William Windham died on 4 June 1810, and was last of his line. His death effectively ended the hereditary succession of the Felbrigg estates which had run uninterrupted for 350 years. The Felbrigg estate was left to Windham's wife Cecilia Windham in the first instance for the remainder of her life. Thereafter, William Windham's heir was Vice Admiral William Lukin. Lukin was related to Windham as he was the grandson of William Windham's mother by her first marriage. After his retirement from the Navy, Lukin settled back to north Norfolk, to a small estate farm at Metton which was close to Felbrigg. Lukin and his wife Anne Thellusson (a daughter of Peter Thellusson and granddaughter of Isaac de Thellusson) settled into family life with their 12 children. With six sons and six daughters to raise the Lukins soon found finances were stretched and as a consequence in 1820 Lukin moved to Brussels with his family to save money.
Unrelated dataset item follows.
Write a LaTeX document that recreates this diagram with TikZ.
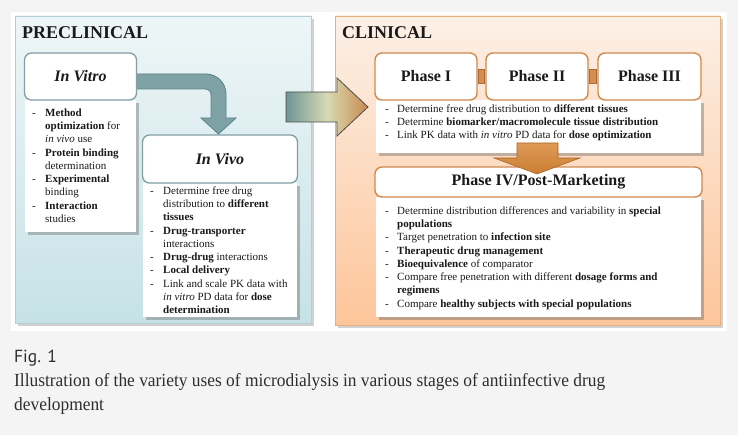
\documentclass[tikz,border=0pt]{standalone}
\usepackage{fontspec}
\setmainfont{Liberation Serif}
\newfontfamily\capserif[FakeStretch=0.94]{Liberation Serif}
\newfontfamily\capsans{PT Sans}
\usetikzlibrary{shadows,calc}
\definecolor{pagebg}{HTML}{F4F4F4}
\definecolor{pretop}{HTML}{EEF6F7}
\definecolor{prebot}{HTML}{C6E2E7}
\definecolor{preline}{HTML}{B4CFD3}
\definecolor{clintop}{HTML}{FCF0E6}
\definecolor{clinbot}{HTML}{FDC59A}
\definecolor{clinline}{HTML}{E3B07E}
\definecolor{vitroline}{HTML}{819FA4}
\definecolor{phaseline}{HTML}{CF8A4C}
\definecolor{barfill}{HTML}{D68D4E}
\definecolor{curvefill}{HTML}{7EA2A6}
\definecolor{curveline}{HTML}{5C8287}
\definecolor{bigA}{HTML}{6D9696}
\definecolor{bigB}{HTML}{D7DAB3}
\definecolor{bigC}{HTML}{C98A4E}
\definecolor{downtop}{HTML}{DE9A55}
\definecolor{downbot}{HTML}{CB7E33}
\definecolor{downline}{HTML}{A8672A}
\definecolor{txt}{HTML}{1A1A1A}
\definecolor{captxt}{HTML}{2E2E2E}
\newcommand\dsh{\makebox[13pt][l]{-}}
\newcommand\ind{\hspace*{13pt}}
\newcommand\dshb{\makebox[12pt][l]{-}}
\newcommand\indb{\hspace*{12pt}}
\tikzset{
  boxshadow/.style={drop shadow={opacity=0.4,shadow xshift=2.5pt,shadow yshift=-2.5pt,fill=black!60}},
  contentbox/.style={fill=white,draw=none,inner sep=0pt,anchor=north west,boxshadow},
  vitrohead/.style={draw=vitroline,line width=1.3pt,fill=white,rounded corners=7pt,inner sep=0pt,
    font=\fontsize{16}{18}\selectfont\bfseries\itshape,text=txt},
  phasehead/.style={draw=phaseline,line width=1.4pt,fill=white,rounded corners=7pt,inner sep=0pt,
    font=\fontsize{16}{18}\selectfont\bfseries,text=txt},
  listtext/.style={anchor=north west,inner sep=0pt,align=left,text=txt,
    font=\fontsize{11}{13.25}\selectfont},
  paneltitle/.style={anchor=base west,inner sep=0pt,text=txt,font=\fontsize{18}{20}\selectfont\bfseries},
}
\begin{document}
\begin{tikzpicture}[x=1pt,y=-1pt]
\useasboundingbox (0,0) rectangle (738,435);
\fill[pagebg] (0,0) rectangle (738,435);
\fill[white] (11,12) rectangle (727,331);

% panels
\fill[black!40,opacity=0.45] (18,19) rectangle (314,326);
\shade[top color=pretop,bottom color=prebot,draw=preline,line width=0.6pt] (15,16) rectangle (311,323);
\fill[black!40,opacity=0.45] (338,19) rectangle (723,328);
\shade[top color=clintop,bottom color=clinbot,draw=clinline,line width=0.6pt] (335,16) rectangle (720,325);
\node[paneltitle] (pretitle) at (22,38.5) {PRECLINICAL};
\node[paneltitle] (clintitle) at (342,38.5) {CLINICAL};

% curved arrow In Vitro -> In Vivo
\draw[fill=curvefill,draw=curveline,line width=0.8pt]
  (130,74) -- (206,74) .. controls (217,74) and (226,83) .. (226,94) -- (226,118) -- (236,118)
  -- (218.5,134) -- (201,118) -- (211,118) -- (211,95) .. controls (211,91.5) and (209,89) .. (205,89)
  -- (130,89) -- cycle;

% In Vitro
\node[contentbox,minimum width=111pt,minimum height=132pt] (vitroC) at (25,100) {};
\node[vitrohead,minimum width=112pt,minimum height=47pt] (vitroH) at (80.5,76.5) {In Vitro};
\node[listtext] (vitroT) at (32,108.5) {%
\dsh\textbf{Method}\\
\ind\textbf{optimization} for\\
\ind\textit{in vivo} use\\
\dsh\textbf{Protein binding}\\
\ind determination\\
\dsh\textbf{Experimental}\\
\ind binding\\
\dsh\textbf{Interaction}\\
\ind studies};

% In Vivo
\node[contentbox,minimum width=154pt,minimum height=134pt] (vivoC) at (143,183) {};
\node[vitrohead,minimum width=155pt,minimum height=48pt] (vivoH) at (220,159) {In Vivo};
\node[listtext] (vivoT) at (150,186.5) {%
\dsh Determine free drug\\
\ind distribution to \textbf{different}\\
\ind\textbf{tissues}\\
\dsh\textbf{Drug-transporter}\\
\ind interactions\\
\dsh\textbf{Drug-drug} interactions\\
\dsh\textbf{Local delivery}\\
\dsh Link and scale PK data with\\
\ind\textit{in vitro} PD data for \textbf{dose}\\
\ind\textbf{determination}};

% big arrow preclinical -> clinical
\shade[left color=bigA,right color=bigC,middle color=bigB,draw=black!70,line width=0.8pt]
  (286,92) -- (337,92) -- (337,78) -- (368,107) -- (337,136) -- (337,122) -- (286,122) -- cycle;

% Phases
\node[contentbox,minimum width=325pt,minimum height=53pt] (phC) at (376,100) {};
\node[phasehead,minimum width=102pt,minimum height=47pt] (p1) at (426,76.5) {Phase I};
\node[phasehead,minimum width=102pt,minimum height=47pt] (p2) at (537,76.5) {Phase II};
\node[phasehead,minimum width=103pt,minimum height=47pt] (p3) at (649.5,76.5) {Phase III};
\fill[barfill,draw=phaseline!80!black,line width=0.4pt] ($(p1.east)+(0.7,-7)$) rectangle ($(p2.west)+(-0.7,7)$);
\fill[barfill,draw=phaseline!80!black,line width=0.4pt] ($(p2.east)+(0.7,-7)$) rectangle ($(p3.west)+(-0.7,7)$);
\node[listtext] (phT) at (385,104.5) {%
\dshb Determine free drug distribution to \textbf{different tissues}\\
\dshb Determine \textbf{biomarker/macromolecule tissue distribution}\\
\dshb Link PK data with \textit{in vitro} PD data for \textbf{dose optimization}};

% Phase IV
\node[contentbox,minimum width=325pt,minimum height=120pt] (p4C) at (376,197) {};
\node[phasehead,minimum width=327pt,minimum height=30pt] (p4) at (538.5,182) {Phase IV/Post-Marketing};
\node[listtext] (p4T) at (385,206.5) {%
\dshb Determine distribution differences and variability in \textbf{special}\\
\indb\textbf{populations}\\
\dshb Target penetration to \textbf{infection site}\\
\dshb\textbf{Therapeutic drug management}\\
\dshb\textbf{Bioequivalence} of comparator\\
\dshb Compare free penetration with different \textbf{dosage forms and}\\
\indb\textbf{regimens}\\
\dshb Compare \textbf{healthy subjects with special populations}};

% down arrow phase III -> IV
\shade[top color=downtop,bottom color=downbot,draw=downline,line width=0.6pt]
  (517,143) -- (558,143) -- (558,158) -- (580,158) -- (537,174) -- (494,158) -- (517,158) -- cycle;

% caption
\node[anchor=base west,inner sep=0pt,text=captxt,font=\capsans\fontsize{17.5}{20}\selectfont] (fig) at (14,362) {Fig. 1};
\node[anchor=base west,inner sep=0pt,text=captxt,font=\capserif\fontsize{18.5}{24}\selectfont] (cap1) at (14,386) {Illustration of the variety uses of microdialysis in various stages of antiinfective drug};
\node[anchor=base west,inner sep=0pt,text=captxt,font=\capserif\fontsize{18.5}{24}\selectfont] (cap2) at (14,410) {development};
\end{tikzpicture}
\end{document}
On 5 May 1824, Cecilia Windham died and William Lukin inherited Felbrigg. At the same time he changed his name, assuming the name Windham along with the family coat of arms. The estate and house were finally woken from fourteen years of slumber. William Lukin Windham, as he was now called, employed architect W. J. Donthorne to remodel, extend, and alter the house and stable block. The Admiral remained at the Hall and led a quiet life until his death in 1833. Two of his sons William Howe Windham (the eldest) and Charles Ash Windham represented East Norfolk in Parliament; the latter fought in the Crimean War and rose to the rank of General. A third son Cdr. John Henry Windham RN, followed him into the Navy.